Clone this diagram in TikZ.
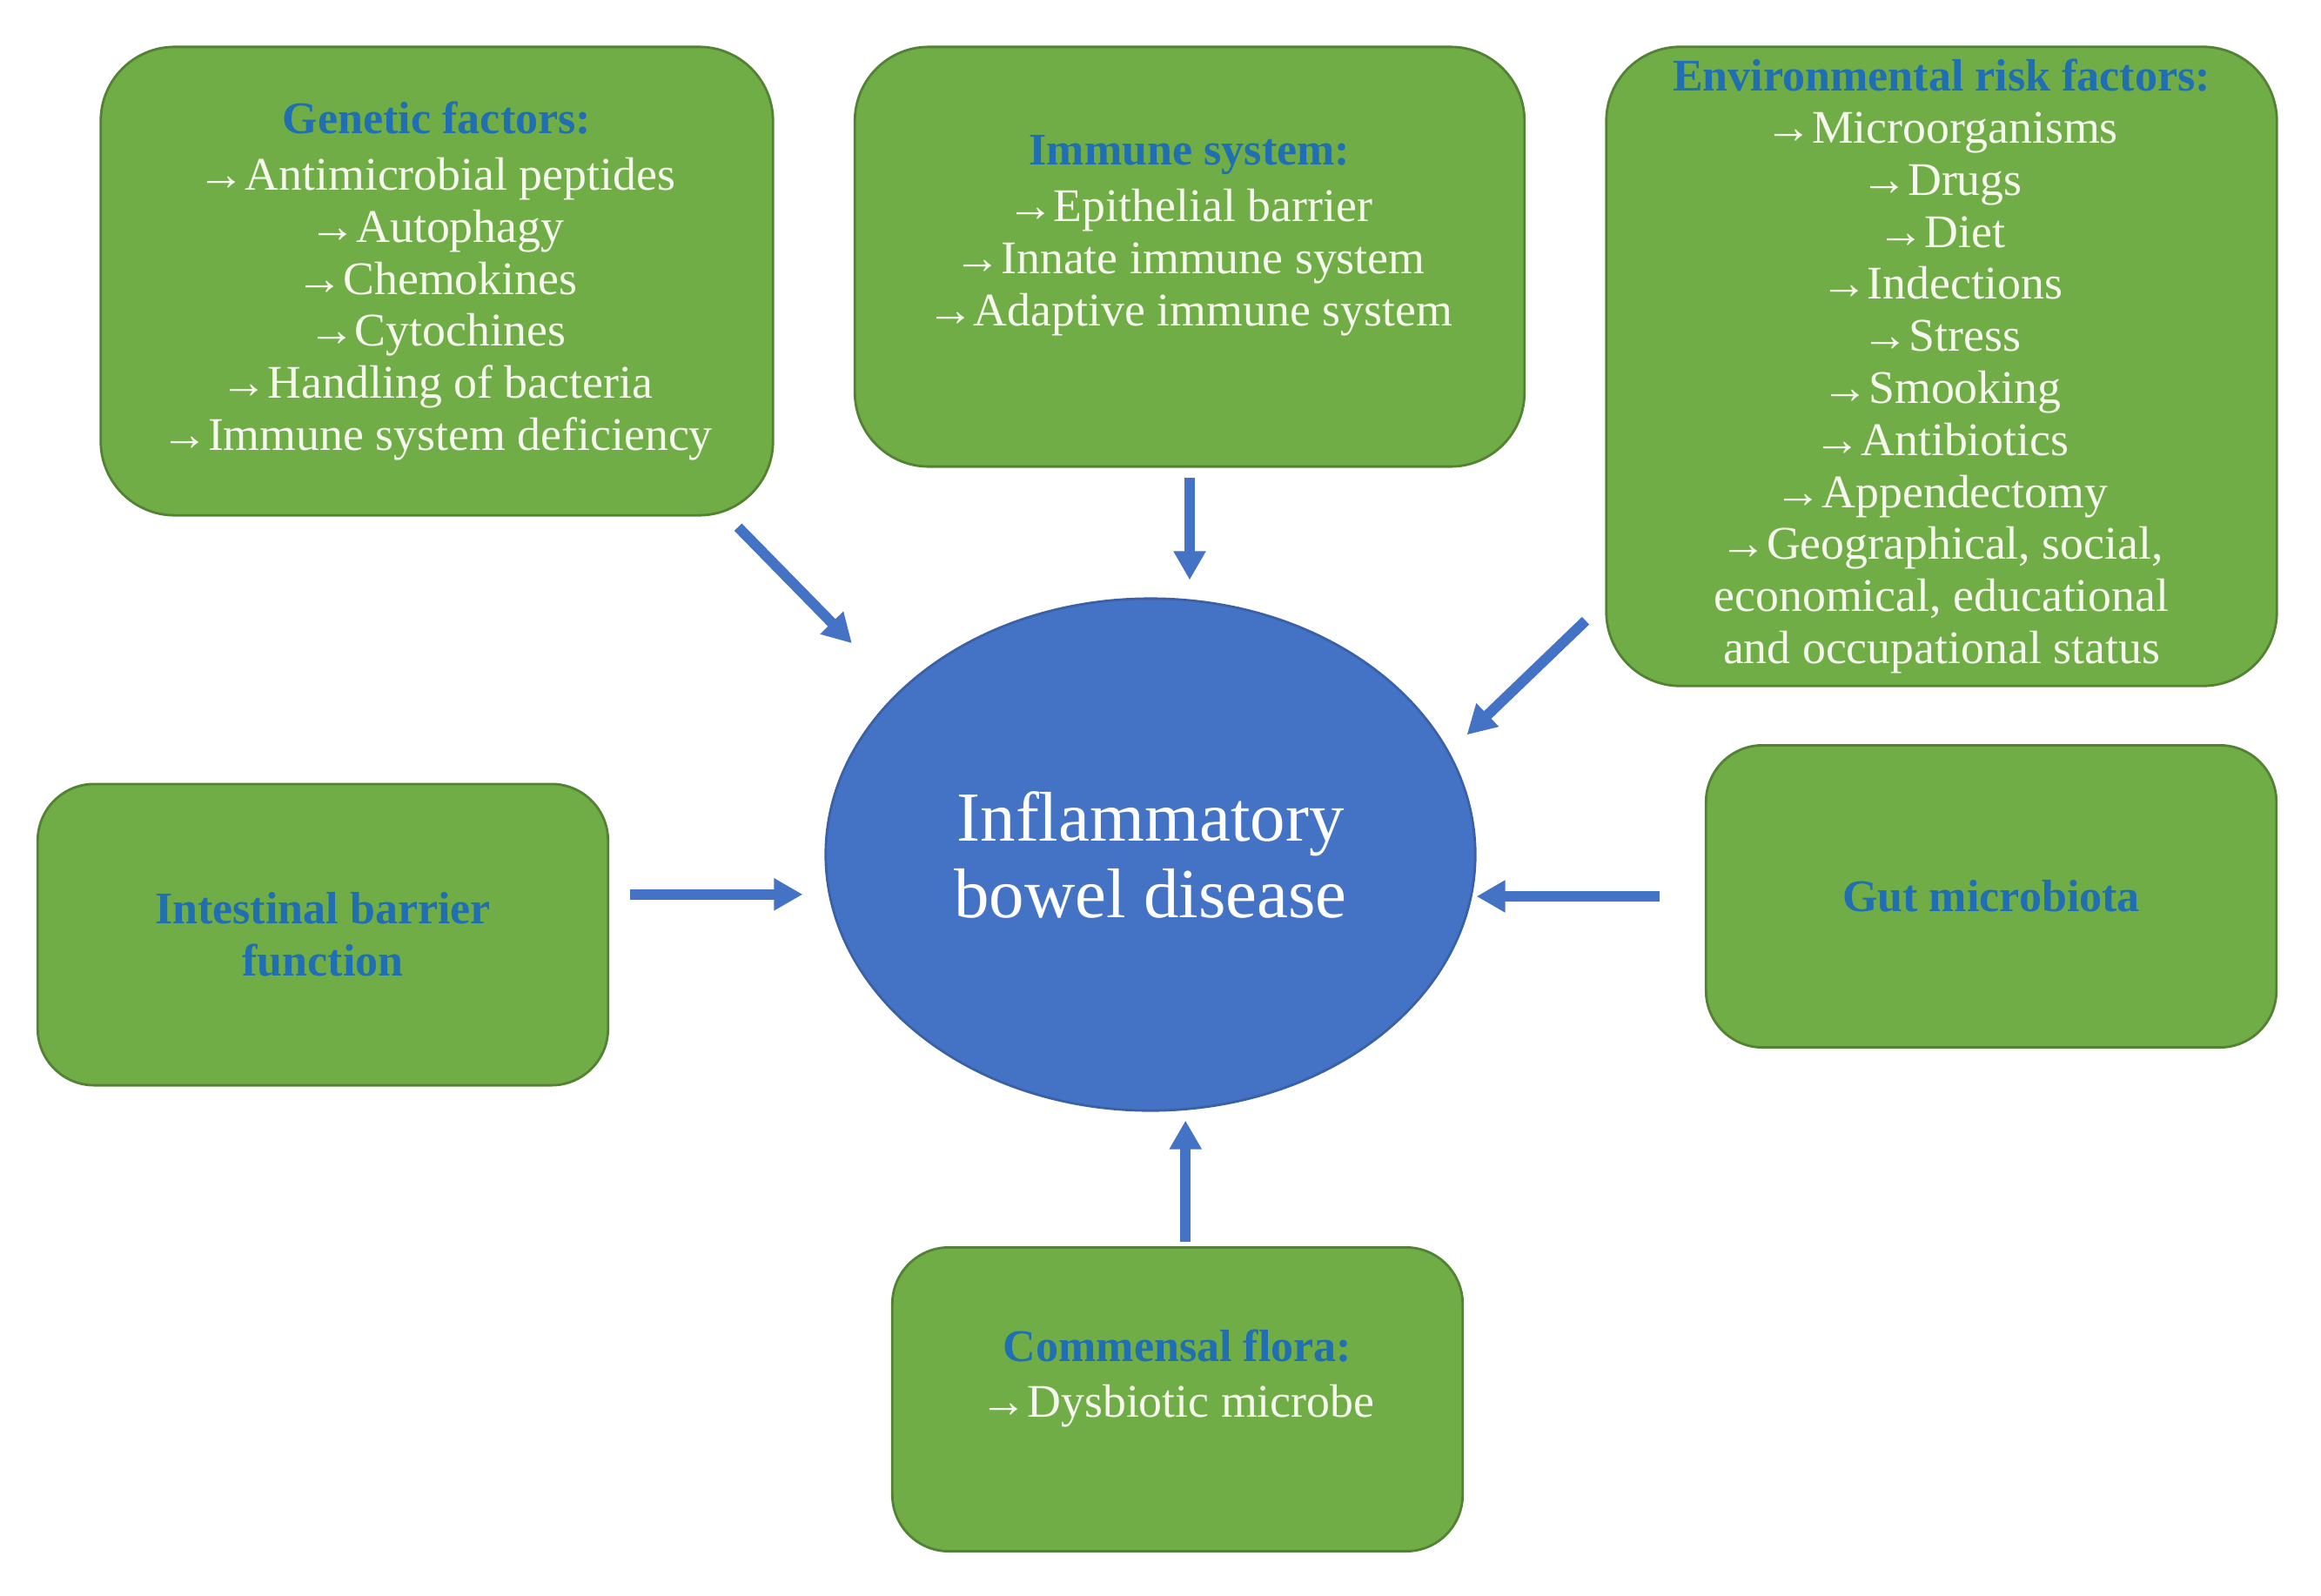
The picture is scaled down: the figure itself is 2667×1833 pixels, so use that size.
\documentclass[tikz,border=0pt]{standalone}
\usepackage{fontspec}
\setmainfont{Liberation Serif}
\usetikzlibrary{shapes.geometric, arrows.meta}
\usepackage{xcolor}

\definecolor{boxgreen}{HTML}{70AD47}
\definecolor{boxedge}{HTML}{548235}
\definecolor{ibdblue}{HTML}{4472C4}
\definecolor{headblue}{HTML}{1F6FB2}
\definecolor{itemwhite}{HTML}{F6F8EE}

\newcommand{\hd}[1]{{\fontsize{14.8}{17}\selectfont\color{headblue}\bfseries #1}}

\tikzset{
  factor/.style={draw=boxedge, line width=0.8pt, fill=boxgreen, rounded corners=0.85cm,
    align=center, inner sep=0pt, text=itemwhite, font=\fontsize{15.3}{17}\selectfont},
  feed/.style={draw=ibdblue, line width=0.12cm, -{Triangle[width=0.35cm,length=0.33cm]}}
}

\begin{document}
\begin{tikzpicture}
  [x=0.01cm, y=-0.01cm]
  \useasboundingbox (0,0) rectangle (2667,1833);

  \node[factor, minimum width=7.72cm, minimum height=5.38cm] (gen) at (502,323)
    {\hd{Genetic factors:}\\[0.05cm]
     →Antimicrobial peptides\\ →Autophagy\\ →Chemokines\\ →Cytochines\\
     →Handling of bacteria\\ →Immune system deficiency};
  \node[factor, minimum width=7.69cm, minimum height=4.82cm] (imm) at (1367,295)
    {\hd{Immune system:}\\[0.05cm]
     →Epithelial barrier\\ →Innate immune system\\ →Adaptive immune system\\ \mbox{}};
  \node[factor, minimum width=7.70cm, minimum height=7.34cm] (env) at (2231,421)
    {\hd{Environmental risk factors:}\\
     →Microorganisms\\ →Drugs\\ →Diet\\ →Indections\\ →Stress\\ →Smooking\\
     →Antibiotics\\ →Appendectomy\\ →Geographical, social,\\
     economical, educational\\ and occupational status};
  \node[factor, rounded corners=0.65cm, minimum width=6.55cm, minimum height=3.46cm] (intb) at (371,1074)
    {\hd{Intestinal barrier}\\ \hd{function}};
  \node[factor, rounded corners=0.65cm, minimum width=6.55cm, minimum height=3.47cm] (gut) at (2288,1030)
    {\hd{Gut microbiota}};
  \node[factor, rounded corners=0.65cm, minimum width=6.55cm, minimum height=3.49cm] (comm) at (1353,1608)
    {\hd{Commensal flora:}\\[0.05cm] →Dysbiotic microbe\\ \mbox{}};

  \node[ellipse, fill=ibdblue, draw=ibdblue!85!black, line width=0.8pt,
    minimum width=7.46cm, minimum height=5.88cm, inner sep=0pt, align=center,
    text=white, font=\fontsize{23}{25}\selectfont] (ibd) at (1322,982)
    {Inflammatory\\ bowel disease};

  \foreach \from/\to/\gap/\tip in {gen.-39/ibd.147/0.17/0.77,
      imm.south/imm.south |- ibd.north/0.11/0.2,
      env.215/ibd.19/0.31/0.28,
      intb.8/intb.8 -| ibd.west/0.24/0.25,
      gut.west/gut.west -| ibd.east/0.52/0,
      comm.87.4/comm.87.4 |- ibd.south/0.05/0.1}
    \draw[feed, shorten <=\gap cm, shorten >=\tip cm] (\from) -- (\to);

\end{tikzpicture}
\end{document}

▬▬▬▬▬▬

SHORT EXERCISE: All of the material above should be reproduced exactly, except the pictures.

EXERCISE RESULT:
Clone this diagram in TikZ.
The picture is scaled down: the figure itself is 2667×1833 pixels, so use that size.
\documentclass[tikz,border=0pt]{standalone}
\usepackage{fontspec}
\setmainfont{Liberation Serif}
\usetikzlibrary{shapes.geometric, arrows.meta}
\usepackage{xcolor}

\definecolor{boxgreen}{HTML}{70AD47}
\definecolor{boxedge}{HTML}{548235}
\definecolor{ibdblue}{HTML}{4472C4}
\definecolor{headblue}{HTML}{1F6FB2}
\definecolor{itemwhite}{HTML}{F6F8EE}

\newcommand{\hd}[1]{{\fontsize{14.8}{17}\selectfont\color{headblue}\bfseries #1}}

\tikzset{
  factor/.style={draw=boxedge, line width=0.8pt, fill=boxgreen, rounded corners=0.85cm,
    align=center, inner sep=0pt, text=itemwhite, font=\fontsize{15.3}{17}\selectfont},
  feed/.style={draw=ibdblue, line width=0.12cm, -{Triangle[width=0.35cm,length=0.33cm]}}
}

\begin{document}
\begin{tikzpicture}
  [x=0.01cm, y=-0.01cm]
  \useasboundingbox (0,0) rectangle (2667,1833);

  \node[factor, minimum width=7.72cm, minimum height=5.38cm] (gen) at (502,323)
    {\hd{Genetic factors:}\\[0.05cm]
     →Antimicrobial peptides\\ →Autophagy\\ →Chemokines\\ →Cytochines\\
     →Handling of bacteria\\ →Immune system deficiency};
  \node[factor, minimum width=7.69cm, minimum height=4.82cm] (imm) at (1367,295)
    {\hd{Immune system:}\\[0.05cm]
     →Epithelial barrier\\ →Innate immune system\\ →Adaptive immune system\\ \mbox{}};
  \node[factor, minimum width=7.70cm, minimum height=7.34cm] (env) at (2231,421)
    {\hd{Environmental risk factors:}\\
     →Microorganisms\\ →Drugs\\ →Diet\\ →Indections\\ →Stress\\ →Smooking\\
     →Antibiotics\\ →Appendectomy\\ →Geographical, social,\\
     economical, educational\\ and occupational status};
  \node[factor, rounded corners=0.65cm, minimum width=6.55cm, minimum height=3.46cm] (intb) at (371,1074)
    {\hd{Intestinal barrier}\\ \hd{function}};
  \node[factor, rounded corners=0.65cm, minimum width=6.55cm, minimum height=3.47cm] (gut) at (2288,1030)
    {\hd{Gut microbiota}};
  \node[factor, rounded corners=0.65cm, minimum width=6.55cm, minimum height=3.49cm] (comm) at (1353,1608)
    {\hd{Commensal flora:}\\[0.05cm] →Dysbiotic microbe\\ \mbox{}};

  \node[ellipse, fill=ibdblue, draw=ibdblue!85!black, line width=0.8pt,
    minimum width=7.46cm, minimum height=5.88cm, inner sep=0pt, align=center,
    text=white, font=\fontsize{23}{25}\selectfont] (ibd) at (1322,982)
    {Inflammatory\\ bowel disease};

  \foreach \from/\to/\gap/\tip in {gen.-39/ibd.147/0.17/0.77,
      imm.south/imm.south |- ibd.north/0.11/0.2,
      env.215/ibd.19/0.31/0.28,
      intb.8/intb.8 -| ibd.west/0.24/0.25,
      gut.west/gut.west -| ibd.east/0.52/0,
      comm.87.4/comm.87.4 |- ibd.south/0.05/0.1}
    \draw[feed, shorten <=\gap cm, shorten >=\tip cm] (\from) -- (\to);

\end{tikzpicture}
\end{document}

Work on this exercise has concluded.